Sie waren ziemlich weit vorne gewesen beim Check-in, und so war er auch einer der ersten im Flugzeug. Ihm folgten immer mehr Passagiere durch die Tür und quälten sich zu ihren Plätzen. Das sah sich Filipe eine Weile gelassen an, doch mit der Zeit wurde er nervös: Mariana kam nicht nach.

Als alle anderen ihren Sitz eingenommen hatten und sie immer noch nicht aufgetaucht war, winkte Filipe eine Stewardess zu sich. „Und die Senhora? Ist sie denn da?“, fragte sie, aber Filipe sah nur Köpfe um sich herum und sie alle waren gleich. Er konnte es nicht sagen. „Mariana Souza“, wiederholte er stattdessen und ließ sich wieder auf seinen 8 D fallen. 

Die Stewardess beugte sich zu ihm herunter und steckt seinen Gurt zusammen. Dann ging sie nach vorne, wo sie in der Gangway verschwand. Auch sie sollte er nie wieder sehen.

Tuesday, 23 September 2014

LOLE BILLER

Stell Dir vor, dass jemand in, sagen wir mal, 500 Jahren ein extraplanetarisches Studium absolviert und in dieser Zeit eine Frau kennen lernt. So wird es Falih Yang ergehen, geboren am 27. November 2507 in Kenston, das ungefähr zwei Flugstunden vom Mount Olympus entfernt liegt. Der Mount Olympus ist der höchste Berg im Sonnensystem, und er befindet sich auf dem Mars.

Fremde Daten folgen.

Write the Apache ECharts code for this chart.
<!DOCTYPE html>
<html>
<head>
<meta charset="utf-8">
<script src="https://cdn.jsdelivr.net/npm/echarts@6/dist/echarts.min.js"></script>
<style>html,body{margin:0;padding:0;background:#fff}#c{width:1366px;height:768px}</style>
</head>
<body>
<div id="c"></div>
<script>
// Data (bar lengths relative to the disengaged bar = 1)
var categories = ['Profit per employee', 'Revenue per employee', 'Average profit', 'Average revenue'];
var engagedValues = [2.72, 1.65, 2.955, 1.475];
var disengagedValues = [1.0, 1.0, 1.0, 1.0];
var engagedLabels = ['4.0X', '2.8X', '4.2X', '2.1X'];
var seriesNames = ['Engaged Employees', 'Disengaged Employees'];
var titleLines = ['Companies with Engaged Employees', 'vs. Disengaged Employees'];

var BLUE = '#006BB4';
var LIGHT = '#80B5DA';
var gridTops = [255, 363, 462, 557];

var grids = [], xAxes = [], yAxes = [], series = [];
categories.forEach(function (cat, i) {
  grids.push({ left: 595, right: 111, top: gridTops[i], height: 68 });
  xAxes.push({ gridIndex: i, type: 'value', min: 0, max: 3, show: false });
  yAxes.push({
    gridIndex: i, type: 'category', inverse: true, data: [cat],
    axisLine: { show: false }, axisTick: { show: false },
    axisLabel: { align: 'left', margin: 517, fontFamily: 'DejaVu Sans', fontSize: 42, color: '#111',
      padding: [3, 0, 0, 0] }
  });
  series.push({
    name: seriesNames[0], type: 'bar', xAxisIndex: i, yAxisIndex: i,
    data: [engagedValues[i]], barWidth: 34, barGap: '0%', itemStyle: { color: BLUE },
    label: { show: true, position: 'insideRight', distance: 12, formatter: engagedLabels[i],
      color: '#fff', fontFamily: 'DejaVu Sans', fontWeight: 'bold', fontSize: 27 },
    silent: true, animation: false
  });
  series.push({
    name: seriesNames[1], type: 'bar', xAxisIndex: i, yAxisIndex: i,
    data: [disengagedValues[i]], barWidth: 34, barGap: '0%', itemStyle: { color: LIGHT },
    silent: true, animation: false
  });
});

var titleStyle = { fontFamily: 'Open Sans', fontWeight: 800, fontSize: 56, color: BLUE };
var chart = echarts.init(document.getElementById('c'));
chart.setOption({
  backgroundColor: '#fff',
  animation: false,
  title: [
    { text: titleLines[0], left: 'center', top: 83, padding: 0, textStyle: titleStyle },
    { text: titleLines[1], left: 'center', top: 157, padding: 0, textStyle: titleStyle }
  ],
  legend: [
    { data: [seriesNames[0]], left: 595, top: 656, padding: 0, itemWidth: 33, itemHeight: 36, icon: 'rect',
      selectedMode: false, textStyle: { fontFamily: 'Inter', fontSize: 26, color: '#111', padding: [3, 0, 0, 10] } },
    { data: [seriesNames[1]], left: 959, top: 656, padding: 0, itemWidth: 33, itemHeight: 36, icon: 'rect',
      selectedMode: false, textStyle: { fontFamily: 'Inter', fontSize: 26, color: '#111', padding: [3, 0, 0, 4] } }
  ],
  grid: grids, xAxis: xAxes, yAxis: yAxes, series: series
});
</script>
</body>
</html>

Falih Yang wird, bis er 20 ist, Kenston nie verlassen haben. Aber dann folgt er seinem Plan und fliegt zur Erde, um in der Schweiz zu studieren. „Wir reden von Mathematik und Informatik“, wie seine Mutter immer sagt. Im Jahr 2533 schafft er mit Auszeichnung den Abschluss in beiden Fächern und ergattert sich unter den neidvollen Blicken einiger Kommilitonen gleich einen Assistentenjob am Teilchenbeschleuniger am Cern.

Dies ist aber nicht seine Geschichte. Es ist die von Lole Biller, die Falih an einem Silvesterabend beim Raketenschießen in der Züricher Altstadt das erste Mal an sich gezogen haben wird. Es ist nicht seine, denn er will wieder zurück und stellt Lole Biller eines Morgens zwischen Milchkaffee und Schinkenspeck vor die Wahl: „Komm mit mir, oder Du bleibst halt hier.“

Wenn man zum Mars fliegen will, muss man ein Zeitfenster abpassen, in dem sich der Rote und der Blaue Planet sehr nahe sind. Jenseits dieses Fensters hat das Reisen keinen Sinn, und man muss Jahre warten, bis man wieder wechseln kann. Es wäre also ein Abschied für lange Zeit von ihren Eltern, ihren Freunden und allem, was ihr lieb ist.

Aber Loles Entscheidung war schon klar, bevor überhaupt eine vonnöten war.